Job -
Report the total number of lines that include the string "chart", without any other text.

Information provided -
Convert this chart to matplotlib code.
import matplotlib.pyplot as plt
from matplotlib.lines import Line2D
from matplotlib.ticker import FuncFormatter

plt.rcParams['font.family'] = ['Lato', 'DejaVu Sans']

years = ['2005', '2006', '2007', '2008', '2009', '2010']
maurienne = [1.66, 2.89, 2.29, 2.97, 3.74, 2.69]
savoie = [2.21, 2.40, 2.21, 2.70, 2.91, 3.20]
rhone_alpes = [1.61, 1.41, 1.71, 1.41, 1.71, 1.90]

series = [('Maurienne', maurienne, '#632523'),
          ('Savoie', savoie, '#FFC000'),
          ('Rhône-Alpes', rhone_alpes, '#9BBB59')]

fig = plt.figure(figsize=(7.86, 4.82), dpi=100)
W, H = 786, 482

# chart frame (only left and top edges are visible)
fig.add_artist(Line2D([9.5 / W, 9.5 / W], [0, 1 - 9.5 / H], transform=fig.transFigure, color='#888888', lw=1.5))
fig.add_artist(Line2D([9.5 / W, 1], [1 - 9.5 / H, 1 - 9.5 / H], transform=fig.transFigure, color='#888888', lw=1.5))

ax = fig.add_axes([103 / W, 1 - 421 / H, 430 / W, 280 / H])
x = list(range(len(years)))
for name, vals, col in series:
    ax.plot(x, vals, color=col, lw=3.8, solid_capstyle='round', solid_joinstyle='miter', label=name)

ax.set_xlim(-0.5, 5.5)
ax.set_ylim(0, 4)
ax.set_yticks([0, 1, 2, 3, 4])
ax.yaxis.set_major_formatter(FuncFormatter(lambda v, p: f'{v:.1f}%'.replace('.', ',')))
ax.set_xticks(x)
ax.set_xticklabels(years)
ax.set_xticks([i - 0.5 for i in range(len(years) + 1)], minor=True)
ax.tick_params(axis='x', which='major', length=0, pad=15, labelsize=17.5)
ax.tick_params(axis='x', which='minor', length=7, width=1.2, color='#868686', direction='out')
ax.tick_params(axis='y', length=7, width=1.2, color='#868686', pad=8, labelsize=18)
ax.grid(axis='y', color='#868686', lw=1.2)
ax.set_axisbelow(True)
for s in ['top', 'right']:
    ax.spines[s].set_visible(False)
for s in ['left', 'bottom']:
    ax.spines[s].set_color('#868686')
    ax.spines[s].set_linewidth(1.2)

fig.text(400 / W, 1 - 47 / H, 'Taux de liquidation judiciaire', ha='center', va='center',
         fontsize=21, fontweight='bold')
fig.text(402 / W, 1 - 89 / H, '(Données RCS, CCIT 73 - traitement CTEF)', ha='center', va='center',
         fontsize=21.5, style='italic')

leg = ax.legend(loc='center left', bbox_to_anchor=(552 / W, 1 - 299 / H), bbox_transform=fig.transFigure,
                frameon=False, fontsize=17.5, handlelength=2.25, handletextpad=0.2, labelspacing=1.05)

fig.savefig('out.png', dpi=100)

Task answer -
2